We often protest: "How can such treatment be regarded as 'very compassionate and merciful'?" We need to see the big picture, the picture Jesus saw on the Cross, which enabled Him to endure the Cross.

  • Let us lay aside every weight, and the sin which so easily ensnares us, and let us run with endurance the race that is set before us, looking unto Jesus, the author and finisher of our faith, who for the joy that was set before Him endured the cross, despising the shame...(Hebrews 12:1-2)

Job needed to look heavenward. However, his charges against God precluded this. It is hard to trust in God as we accuse Him of wrongdoing.

However, mercifully, God accused Job of ignorance. He asked Job a series of questions, none of which could Job answer. He got God's intended message. If he was so ignorant that he could not answer basic questions about creation, how could he presume to bring charges against the Creator! Job repented.

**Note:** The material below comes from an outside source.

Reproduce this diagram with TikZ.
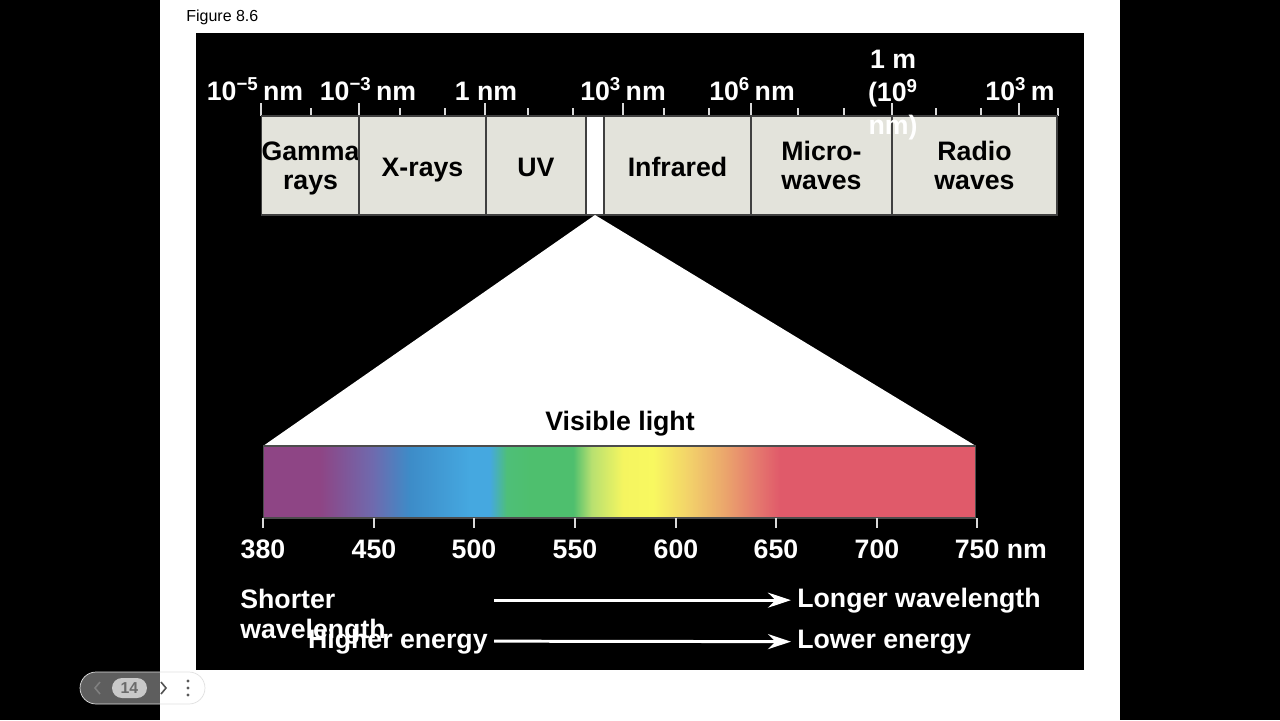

We too presume to know far more than we actually do. We suppose that God has not been faithful and that there couldn't possibly be a good reason for our disappointment.

The Psalmist couldn't find any good reason for the thriving of the wicked and the suffering of the righteous. However, his God gave him a revelation of the big picture, and this made the difference:

  • I was so foolish and ignorant; I was like a beast before You. Nevertheless I am continually with You; You hold me by my right hand. You will guide me with Your counsel, And afterward receive me to glory. (Psalms 73:22-24)

We too think too much of our own understanding. We need to be humbled. Paul also thought too much of himself. If he was to be of use to the Lord, he too would have to be humbled:

  • For we do not want you to be ignorant, brethren, of our trouble which came to us in Asia: that we were burdened beyond measure, above strength, so that we despaired even of life. Yes, we had the sentence of death in ourselves, that we should not trust in ourselves but in God who raises the dead. (II Corinthians 1:8-9)

May we too learn this necessary lesson.